Task to carry out:
Retype exactly what runs from the first line of the data to the line with "bg.set_xlim(0, 1); bg.set_ylim(0, 1)", keeping both of those lines and skipping pictures.

Provided material:
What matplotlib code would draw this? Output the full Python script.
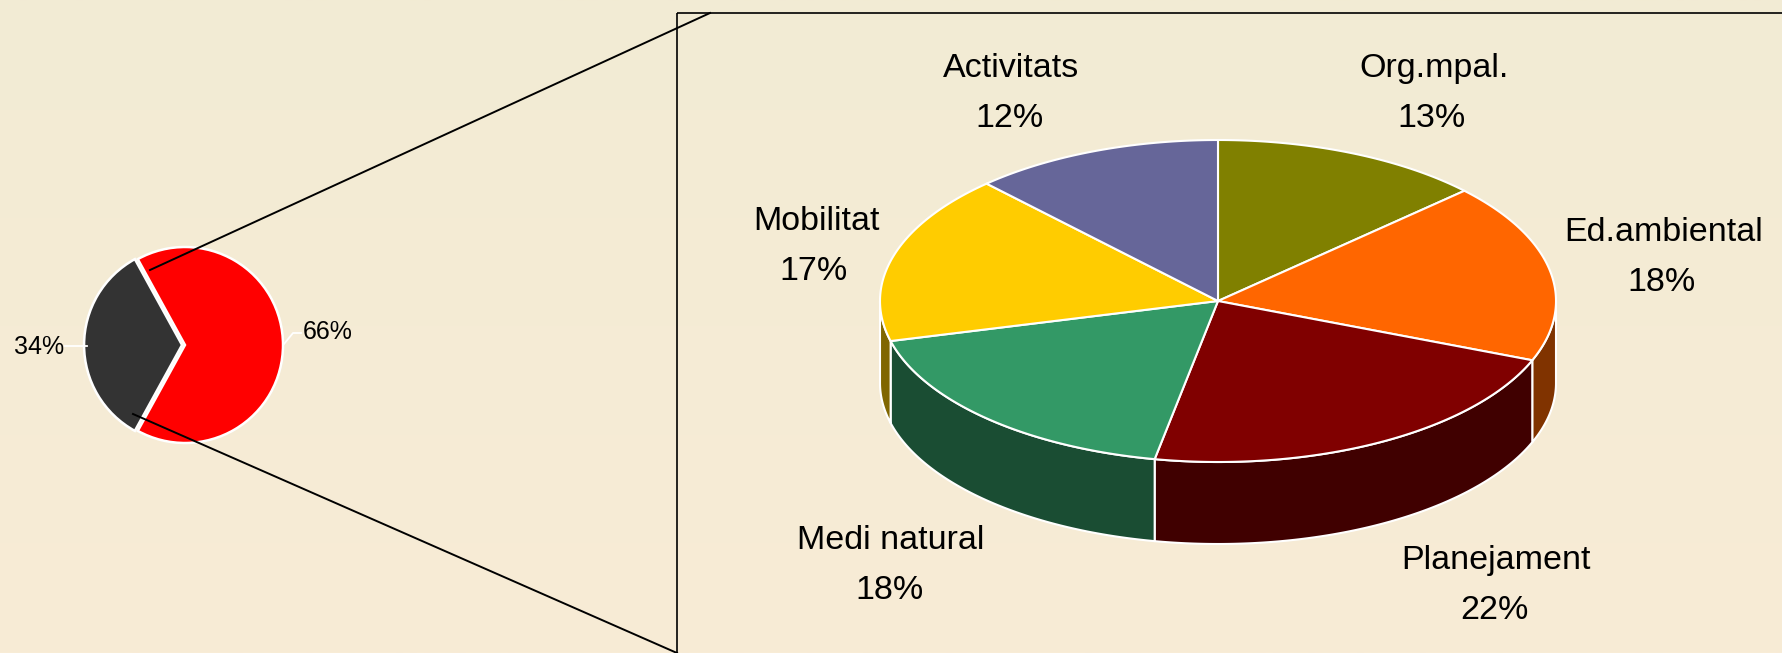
import numpy as np
import matplotlib
matplotlib.use("Agg")
import matplotlib.pyplot as plt
from matplotlib.patches import Polygon, Rectangle
from matplotlib.lines import Line2D

# ---------------- data ----------------
overview_labels = ["66%", "34%"]
overview_values = [66, 34]
overview_colors = ["#FF0000", "#333333"]

categories = ["Org.mpal.", "Ed.ambiental", "Planejament", "Medi natural", "Mobilitat", "Activitats"]
shares = [13, 18, 22, 18, 17, 12]
top_colors = ["#808000", "#FF6600", "#800000", "#339966", "#FFCC00", "#666699"]

# ---------------- layout ----------------
W, H = 1782, 653
FONT = ["Liberation Sans", "DejaVu Sans"]
plt.rcParams["font.family"] = FONT

fig = plt.figure(figsize=(W / 100, H / 100), dpi=100)

# background gradient
bg = fig.add_axes([0, 0, 1, 1], zorder=0)
bg.axis("off")
g = np.linspace(0, 1, 256)[:, None, None]
c_top = np.array([0xF2, 0xEB, 0xD4]) / 255
c_bot = np.array([0xF8, 0xEC, 0xD6]) / 255
bg.imshow(c_top + (c_bot - c_top) * g, extent=[0, 1, 0, 1], aspect="auto")
bg.set_xlim(0, 1); bg.set_ylim(0, 1)

# small overview pie
pcx, pcy, pr = 185, 345, 98
half = 1.25 * pr
pax = fig.add_axes([(pcx - half) / W, (H - pcy - half) / H, 2 * half / W, 2 * half / H], zorder=1)
pax.patch.set_alpha(0)
start = 180 + overview_values[1] / sum(overview_values) * 180
pax.pie(overview_values, colors=overview_colors, startangle=start, counterclock=True,
        explode=[0, 0.03], radius=1.0,
        wedgeprops=dict(edgecolor="white", linewidth=1.8))
pax.set_xlim(-1.25, 1.25); pax.set_ylim(-1.25, 1.25)

# main overlay axes in pixel coordinates
ax = fig.add_axes([0, 0, 1, 1], zorder=2)
ax.patch.set_alpha(0)
ax.set_xlim(0, W); ax.set_ylim(H, 0)
ax.axis("off")

# overview labels + white leaders
ax.add_line(Line2D([65, 87], [346, 346], color="white", lw=1.3))
ax.add_line(Line2D([284, 293, 301], [344, 333, 333], color="white", lw=1.3))
ax.text(39, 354, overview_labels[1], ha="center", va="baseline", fontsize=18, color="black")
ax.text(328, 339, overview_labels[0], ha="center", va="baseline", fontsize=18, color="black")

# zoom box + connectors
ax.add_patch(Rectangle((677, 13), 1300, 800, fill=False, edgecolor="black", lw=1.2))
ax.add_line(Line2D([150, 710], [270, 13], color="black", lw=1.4))
ax.add_line(Line2D([133, 677], [414, 653], color="black", lw=1.4))

# 3D pie
cx, cy, a, b, depth = 1218, 301, 338, 161, 82
total = sum(shares)
bounds = np.concatenate([[0], np.cumsum(shares)]) / total * 360.0


def pts(t0, t1, dy=0.0, n=120):
    t = np.radians(np.linspace(t0, t1, n))
    return np.column_stack([cx + a * np.sin(t), cy - b * np.cos(t) + dy])


def darker(hexc, f=0.5):
    r, g_, b_ = matplotlib.colors.to_rgb(hexc)
    return (r * f, g_ * f, b_ * f)


# outer walls (front half only)
for i, col in enumerate(top_colors):
    lo, hi = max(bounds[i], 90.0), min(bounds[i + 1], 270.0)
    if lo < hi:
        top = pts(lo, hi)
        bot = pts(lo, hi, depth)[::-1]
        ax.add_patch(Polygon(np.vstack([top, bot]), closed=True, facecolor=darker(col),
                             edgecolor="white", lw=1.5, joinstyle="round"))

# top faces
for i, col in enumerate(top_colors):
    arc = pts(bounds[i], bounds[i + 1])
    ax.add_patch(Polygon(np.vstack([[cx, cy], arc]), closed=True, facecolor=col,
                         edgecolor="white", lw=1.5, joinstyle="round"))

# labels (name + percent), baselines
label_pos = [(1434, 77), (1664, 241), (1496, 569), (891, 549), (816, 230), (1011, 77)]
for (lx, ly), name, v in zip(label_pos, categories, shares):
    ax.text(lx, ly, name, ha="center", va="baseline", fontsize=24.5, color="black")
    ax.text(lx - 2, ly + 50, f"{v}%", ha="center", va="baseline", fontsize=24.5, color="black")

fig.savefig("out.png", dpi=100)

Result below:
What matplotlib code would draw this? Output the full Python script.
import numpy as np
import matplotlib
matplotlib.use("Agg")
import matplotlib.pyplot as plt
from matplotlib.patches import Polygon, Rectangle
from matplotlib.lines import Line2D

# ---------------- data ----------------
overview_labels = ["66%", "34%"]
overview_values = [66, 34]
overview_colors = ["#FF0000", "#333333"]

categories = ["Org.mpal.", "Ed.ambiental", "Planejament", "Medi natural", "Mobilitat", "Activitats"]
shares = [13, 18, 22, 18, 17, 12]
top_colors = ["#808000", "#FF6600", "#800000", "#339966", "#FFCC00", "#666699"]

# ---------------- layout ----------------
W, H = 1782, 653
FONT = ["Liberation Sans", "DejaVu Sans"]
plt.rcParams["font.family"] = FONT

fig = plt.figure(figsize=(W / 100, H / 100), dpi=100)

# background gradient
bg = fig.add_axes([0, 0, 1, 1], zorder=0)
bg.axis("off")
g = np.linspace(0, 1, 256)[:, None, None]
c_top = np.array([0xF2, 0xEB, 0xD4]) / 255
c_bot = np.array([0xF8, 0xEC, 0xD6]) / 255
bg.imshow(c_top + (c_bot - c_top) * g, extent=[0, 1, 0, 1], aspect="auto")
bg.set_xlim(0, 1); bg.set_ylim(0, 1)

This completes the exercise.